No. Because of the DS' open interfaces, you can use any software that implements those interfaces. See the questions on Upnp AV above.
What's Kinsky written in?
.NET 2.0. In addition to Microsoft's runtime, it also compiles and runs on Mono's open source runtime. Therefore, Kinsky can run on any target platform that Mono supports. Currently mono fully supports Windows and Linux. Their MacOSX support is rapidly improving, but there are still some bugs.
What is .NET?
.NET is a cross platform, cross language, software environment. See: http://en.wikipedia.org/wiki/Microsoft_.NET
Isn't .NET actually a Windows only technology?
No. It's true that the most complete implementation of .NET is provided by Microsoft only for their platforms.
However, we are committed to ensuring that our code always runs and compiles under the open source Mono implementation. As mono is both open and cross platform, this ensures that Kinsky will also always be open and cross platform.
I've heard on the forums that Linn is anti Mac and chose .NET to prevent mac users from using the DS. Is this true?
No. We are very keen to have first class support for Mac and are working towards it.
That said, Kinsky actually works reasonably well on the Mac today. There are some bugs, and it's not as easy as we'd like to setup and configure, however, we are working to resolve those issues. It's because of these issues that the official LinnGUI does not yet list support for the Mac.
So why'd you choose .NET then?
Primarily two reasons:
- Because the .NET library framework is outstanding and allowed us to focus on developing what we need rather than dealing with esoteric low level platform issues.

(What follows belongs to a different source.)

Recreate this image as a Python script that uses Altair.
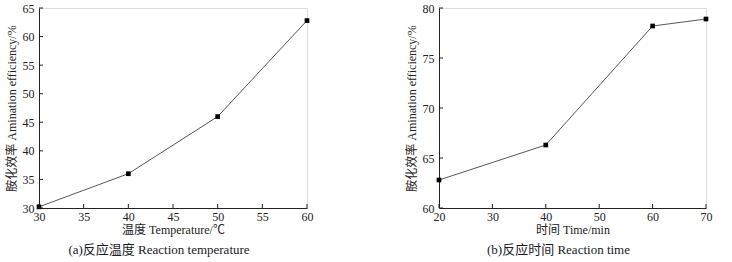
import altair as alt
import pandas as pd

# Panel (a)
temp = [30, 40, 50, 60]
eff_a = [30.2, 36.0, 46.0, 62.8]
# Panel (b)
time_min = [20, 40, 60, 70]
eff_b = [62.8, 66.3, 78.2, 78.9]

xticks_a = [30, 35, 40, 45, 50, 55, 60]
yticks_a = [30, 35, 40, 45, 50, 55, 60, 65]
xticks_b = [20, 30, 40, 50, 60, 70]
yticks_b = [60, 65, 70, 75, 80]

FONT = "'Liberation Serif', 'Noto Sans CJK SC', serif"
INK = "#222222"
H = 200


def panel(xs, ys, xdom, ydom, xt, yt, xtitle, ytitle, caption, w):
    df = pd.DataFrame({"x": xs, "y": ys})
    xs_ = alt.Scale(domain=xdom, nice=False, zero=False)
    ys_ = alt.Scale(domain=ydom, nice=False, zero=False)
    xax = alt.Axis(values=xt, title=xtitle, tickSize=0, labelPadding=3,
                   titlePadding=2, grid=False, domainColor=INK,
                   labelColor=INK, titleColor=INK, labelFontSize=12,
                   titleFontSize=12, titleFontWeight="normal",
                   labelFont=FONT, titleFont=FONT, labelFlush=False,
                   labelOverlap=False)
    yax = alt.Axis(values=yt, title=ytitle, tickSize=0, labelPadding=5,
                   titlePadding=4, grid=False, domainColor=INK,
                   labelColor=INK, titleColor=INK, labelFontSize=12,
                   titleFontSize=12, titleFontWeight="normal",
                   labelFont=FONT, titleFont=FONT, labelFlush=False,
                   labelOverlap=False)
    base = alt.Chart(df)
    line = base.mark_line(color="#444444", strokeWidth=0.9).encode(
        x=alt.X("x:Q", scale=xs_, axis=xax),
        y=alt.Y("y:Q", scale=ys_, axis=yax),
    )
    pts = base.mark_square(color="black", size=22, opacity=1).encode(
        x=alt.X("x:Q", scale=xs_, axis=xax), y=alt.Y("y:Q", scale=ys_, axis=yax)
    )
    xtk = alt.Chart(pd.DataFrame({"t": xt})).mark_rule(color=INK, strokeWidth=1).encode(
        x=alt.X("t:Q", scale=xs_, axis=xax), y=alt.value(H), y2=alt.value(H - 4)
    )
    ytk = alt.Chart(pd.DataFrame({"t": yt})).mark_rule(color=INK, strokeWidth=1).encode(
        y=alt.Y("t:Q", scale=ys_, axis=yax), x=alt.value(0), x2=alt.value(4)
    )
    return alt.layer(line, pts, xtk, ytk).properties(
        width=w, height=H,
        title=alt.TitleParams(caption, orient="bottom", anchor="middle",
                              frame="bounds", font=FONT, fontSize=13,
                              fontWeight="normal", color="#1a1a2a", offset=9),
    )


a = panel(temp, eff_a, [30, 60], [30, 65], xticks_a, yticks_a,
          "温度 Temperature/℃", "胺化效率 Amination efficiency/%",
          "(a)反应温度 Reaction temperature", 268)
b = panel(time_min, eff_b, [20, 70], [60, 80], xticks_b, yticks_b,
          "时间 Time/min", "胺化效率 Amination efficiency/%",
          "(b)反应时间 Reaction time", 267)

chart = alt.hconcat(a, b, spacing=90).properties(
    padding={"left": 4, "top": 1, "right": 5, "bottom": 2}
).configure_view(stroke=None).configure(background="white")

chart.save("out.html", embed_options={"renderer": "svg", "actions": False})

- Because .NET via mono is one of the most cross platform development environments out there. Mono has implemented most of the .NET apis from scratch in "managed code" which means that they should behave much the same on all platforms. It wasn't sensible for us to develop a native UPnP library and GUI for multiple platforms, so a cross platform library made a lot of sense. Arguably, we could have chosen Java, but that is not without its own problems.